Kim, 29, has already agreed personal terms on a move to Juventus, according to multiple Italian sources, and a swap arrangement involving Gleison Bremer moving in the opposite direction has also been explored. The two clubs' proximity on a potential pure cash deal has now narrowed considerably.
Kim joined Bayern Munich from Napoli for €50 million in the summer of 2023 and has struggled to establish the kind of dominance that justified that fee. Persistent injuries — a thigh problem in January, a knee issue in December — limited him to 20 Bundesliga appearances in the 2025-26 season.
He was openly described in the German press as a "challenger" rather than a guaranteed starter, operating behind the preferred central defensive pairing in Vincent Kompany's system.

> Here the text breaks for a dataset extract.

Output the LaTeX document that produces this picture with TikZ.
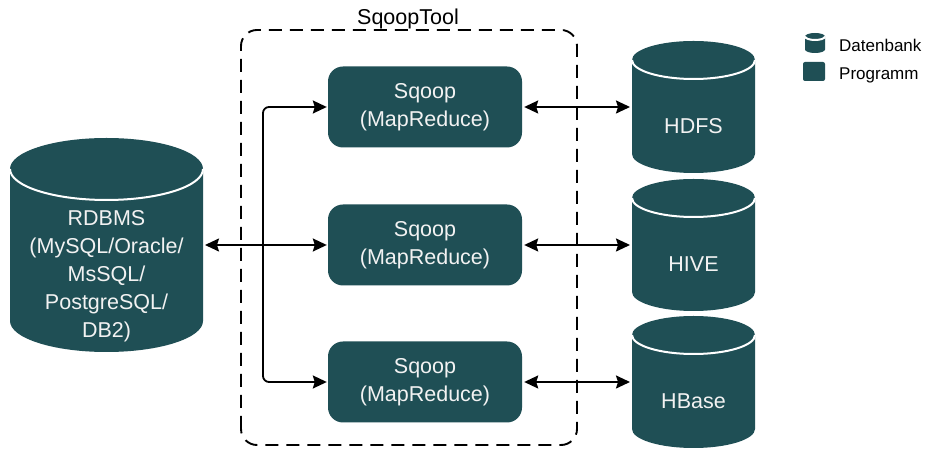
\documentclass[tikz,border=0pt]{standalone}
\usepackage{fontspec}
\setmainfont{Liberation Sans}
\usetikzlibrary{arrows.meta}
\definecolor{dbfill}{HTML}{1F4F55}
\definecolor{lighttext}{HTML}{F2F2F2}
\tikzset{
  progbox/.style={fill=dbfill, rounded corners=15pt, minimum width=194pt, minimum height=81pt, inner sep=0pt, text=lighttext, align=center, font=\fontsize{21.5}{28}\selectfont},
  dbarea/.style={inner sep=0pt, outer sep=0pt},
  dbtext/.style={text=lighttext, align=center, font=\fontsize{21.5}{28}\selectfont},
  conn/.style={line width=1.8pt, {Stealth[length=14pt,width=13pt,inset=2pt]}-{Stealth[length=14pt,width=13pt,inset=2pt]}},
  legtext/.style={anchor=west, font=\fontsize{17}{20}\selectfont, inner sep=0pt},
}
% cx, top, bottom, rx, ry  (pixel coords, y downward)
\newcommand\dbcyl[5]{%
  \fill[dbfill] ({#1-#4},{452-#2-#5}) arc[start angle=180,end angle=0,x radius=#4,y radius=#5]
    -- ({#1+#4},{452-#3+#5}) arc[start angle=0,end angle=-180,x radius=#4,y radius=#5] -- cycle;
  \draw[white,line width=2pt] ({#1-#4},{452-#2-#5}) arc[start angle=180,end angle=360,x radius=#4,y radius=#5];
}
\begin{document}
\begin{tikzpicture}[x=1pt,y=1pt]
\useasboundingbox (0,0) rectangle (926,452);
\fill[white] (0,0) rectangle (926,452);

% dashed container
\draw[line width=1.9pt, dash pattern=on 13pt off 8pt, rounded corners=16pt] (241,7) rectangle (577,422);
\node[anchor=base, font=\fontsize{21.5}{26}\selectfont, inner sep=0pt] (tooltitle) at (408,427) {SqoopTool};

% databases
\dbcyl{106.5}{138}{352}{96.5}{31}
\node[dbarea, minimum width=193pt, minimum height=214pt] (rdbms) at (106.5,207) {};
\node[dbtext] (rdbmstext) at (106.5,176) {RDBMS\\(MySQL/Oracle/\\MsSQL/\\PostgreSQL/\\DB2)};

\dbcyl{693.5}{41}{173}{61.5}{19}
\node[dbarea, minimum width=123pt, minimum height=132pt] (hdfs) at (693.5,345) {};
\node[dbtext] (hdfstext) at (693.5,326) {HDFS};

\dbcyl{693.5}{179}{311}{61.5}{19}
\node[dbarea, minimum width=123pt, minimum height=132pt] (hive) at (693.5,207) {};
\node[dbtext] (hivetext) at (693.5,188) {HIVE};

\dbcyl{693.5}{316}{448}{61.5}{19}
\node[dbarea, minimum width=123pt, minimum height=132pt] (hbase) at (693.5,70) {};
\node[dbtext] (hbasetext) at (693.5,51) {HBase};

% programs
\node[progbox] (sq1) at (425,345) {Sqoop\\(MapReduce)};
\node[progbox] (sq2) at (425,207) {Sqoop\\(MapReduce)};
\node[progbox] (sq3) at (425,70) {Sqoop\\(MapReduce)};

% connectors
\coordinate (vx) at (263,207);
\draw[conn] ([xshift=2pt]rdbms.east) -- ([xshift=-1pt]sq2.west);
\draw[conn, rounded corners=6pt] ([xshift=-1pt]sq1.west) -- (sq1.west -| vx) -- (sq3.west -| vx) -- ([xshift=-1pt]sq3.west);
\draw[conn] ([xshift=2pt]sq1.east) -- ([xshift=-2pt]hdfs.west);
\draw[conn] ([xshift=2pt]sq2.east) -- ([xshift=-2pt]hive.west);
\draw[conn] ([xshift=2pt]sq3.east) -- ([xshift=-2pt]hbase.west);

% legend
\dbcyl{815}{33}{53}{10}{3.5}
\node[dbarea, minimum width=20pt, minimum height=20pt] (legdb) at (815,409) {};
\node[fill=dbfill, rounded corners=2pt, minimum width=22pt, minimum height=19pt, inner sep=0pt] (legprog) at (814,380.5) {};
\node[legtext] (legdbtext) at (839,407) {Datenbank};
\node[legtext] (legprogtext) at (839,377) {Programm};
\end{tikzpicture}
\end{document}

Transfermarkt currently values Kim at €20 million, down from the €32 million cited in earlier parts of the season. The Kicker report that Bayern are now willing to accept €20-25 million suggests the club has accepted they cannot recoup close to their original outlay.
Juventus's original approach, when the Italian press cited a €40 million asking price, was structured around a two-year contract for the Korean. That personal agreement remains in place, according to Corriere dello Sport. The question is whether the clubs can now agree a fee that reflects Bayern's reduced expectations and Juventus's budget constraints following a season that ended without Champions League qualification.
Kim is currently on international duty with South Korea at the World Cup in North America, where a strong tournament could reignite broader interest and complicate the timeline — or accelerate it, if other clubs enter the market.
For now, the deal has shape. The gap has closed. The next move is Juventus's.